Anybody with $80,000 (or whatever) to spend on a Tesla.

If you want to have autopilot, you have to go into the car's settings, read through a short paragraph explaining what it can and can't do, and then hit a button acknowledging you've read it and you want the feature enabled.

Wrong! You have to scroll past a short paragraphand click on "accept" - neither reading, comprehension, nor intent to abide by the warning is required. Our lawyer infested society (which doesn't care about preventing accidents, only about assigning liability after the fact) has done a splendid job of teaching us to ignore this kind of safety warning and other terms and conditions.

Autopilot is a perfectly apt phrase. In a plane, autopilot takes over the mundane part of flying - cruising at altitude. In a car, autopilot takes over the mundane part of driving - cruising on the highway.

No. Planes (and boats, which also have autopilots) fly/sail a long way from other planes/boats, and a long way from the ground/land and pretty much follow compass bearings.

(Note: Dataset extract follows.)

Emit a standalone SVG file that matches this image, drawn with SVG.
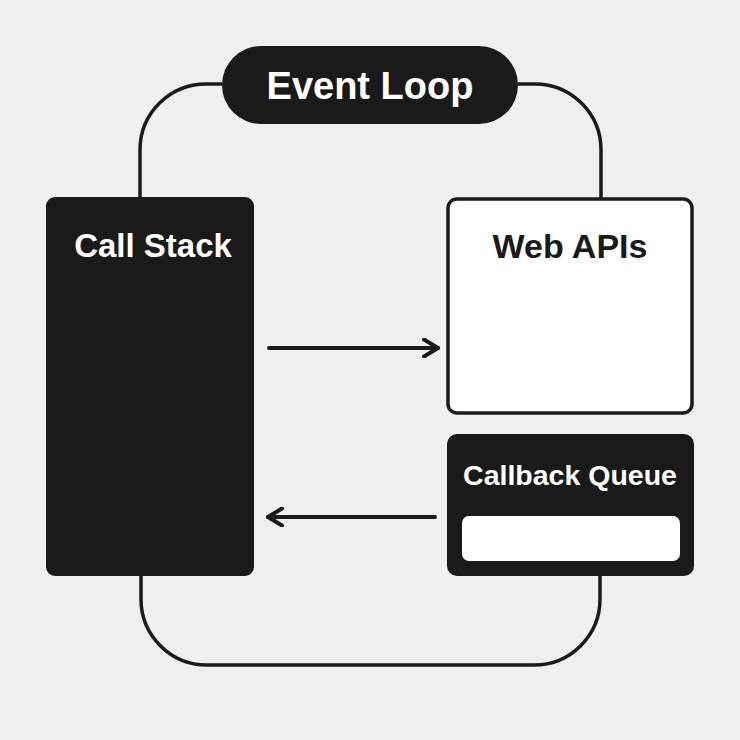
<svg xmlns="http://www.w3.org/2000/svg" width="740" height="740" viewBox="0 0 740 740">
  <defs>
    <style>
      .loop { fill: none; stroke: #1a1a1a; stroke-width: 3.5; }
      .arrow { fill: none; stroke: #1a1a1a; stroke-width: 4; stroke-linecap: round; stroke-linejoin: round; }
      .dark { fill: #1a1a1a; }
      .lbl { font-family: "Liberation Sans", Arial, sans-serif; font-weight: bold; text-anchor: middle; }
    </style>
    <marker id="chev" viewBox="0 0 20 20" refX="18" refY="10" markerWidth="20" markerHeight="20" markerUnits="userSpaceOnUse" orient="auto">
      <path d="M 4 1.5 L 18 10 L 4 18.5" fill="none" stroke="#1a1a1a" stroke-width="4" stroke-linecap="round" stroke-linejoin="round"/>
    </marker>
  </defs>
  <rect width="740" height="740" fill="#efefef"/>

  <g id="connectors">
    <path class="loop" d="M 222 84 H 206 A 66 66 0 0 0 140 150 V 198"/>
    <path class="loop" d="M 518 84 H 535 A 66 66 0 0 1 601 150 V 199"/>
    <path class="loop" d="M 141 575 V 599 A 66 66 0 0 0 207 665 H 534 A 66 66 0 0 0 600 599 V 576"/>
    <path class="arrow" d="M 269 348 H 438" marker-end="url(#chev)"/>
    <path class="arrow" d="M 435 517 H 268" marker-end="url(#chev)"/>
  </g>

  <g id="event-loop">
    <rect class="dark" x="222" y="46" width="296" height="78" rx="39"/>
    <text class="lbl" x="370" y="99" font-size="38" fill="#ffffff">Event Loop</text>
  </g>

  <g id="call-stack">
    <rect class="dark" x="46" y="197" width="208" height="379" rx="9"/>
    <text class="lbl" x="153" y="257" font-size="33" fill="#ffffff">Call Stack</text>
  </g>

  <g id="web-apis">
    <rect x="448" y="199" width="244" height="214" rx="9" fill="#ffffff" stroke="#1a1a1a" stroke-width="3.5"/>
    <text class="lbl" x="570" y="258" font-size="34" fill="#1a1a1a">Web APIs</text>
  </g>

  <g id="callback-queue">
    <rect class="dark" x="447" y="434" width="247" height="142" rx="10"/>
    <text class="lbl" x="570" y="485" font-size="28.5" fill="#ffffff">Callback Queue</text>
    <rect x="462" y="516" width="218" height="45" rx="7" fill="#ffffff"/>
  </g>
</svg>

The pilot can take their hands of the stick/wheel/rudder and do something else because they will have minutes to respond to hazards - plus (at least in planes) the pilot is far more rigorously trained (10% how to fly, 90% how to fly safely). In contrast, even going down a freeway, cars continually pass within a few feet of each other and the driver has to be able to react immediately. "Autopilot" in the traditional sense is not applicable to cars: its full autonomy (that can match an average human driver in reacting to hazards) or nothing. A system like Telsa that allows drivers to take their hands off the wheel and take their attention off the road is insane until Tesla are ready to take away the small print.

Autopilot, from Wikipedia:

Right, because people are going to look up "Autopilot" on wikipedia before deciding to take their hands off the wheel. Not.

It's "zidong jiashi", which translates literally as "self driving".

...as does "Autopilot" to 90% of the English-speaking population.

I think it is the inflatable pilot from the Airplane movies.

At last! Someone with a realistic grasp of the human condition... I think the best you can say is that the majority of people understand that a blow-up-doll is not involved.

It doesn't matter what the technical definition of autopilot is. What matters is how people interpret it and whether it makes roads more dangerous.

Sorry - this is the internet. You're meant to base your argument on the wikipedia definition of "autopilot" and let the (undoubted) negligence of the drivers in these incidents absolve everybody else of any responsibility whatsoever.

Meanwhile, people are backing their SUVs over their kids in driveways, due to limited visibility and inattention.

True - and, long-term, self-driving cars have the potential to be much safer than human drivers. Many modern cars already have features that should be helping reduce such accidents.

The problem with Tesla is that their over-eagerness to introduce self-driving features - whatever they name them - before they're ready could cause a backlash that puts the clock back. Hint: if your car includes a feature that has to come with a click-through warning to not use that feature in the obvious way then that feature isn't ready. Accidents involving Tesla, Google, Apple et. al. are going to receive disproportionate publicity and the press, public and politicians are not going to put them in perspective against boring old everyday tragedies.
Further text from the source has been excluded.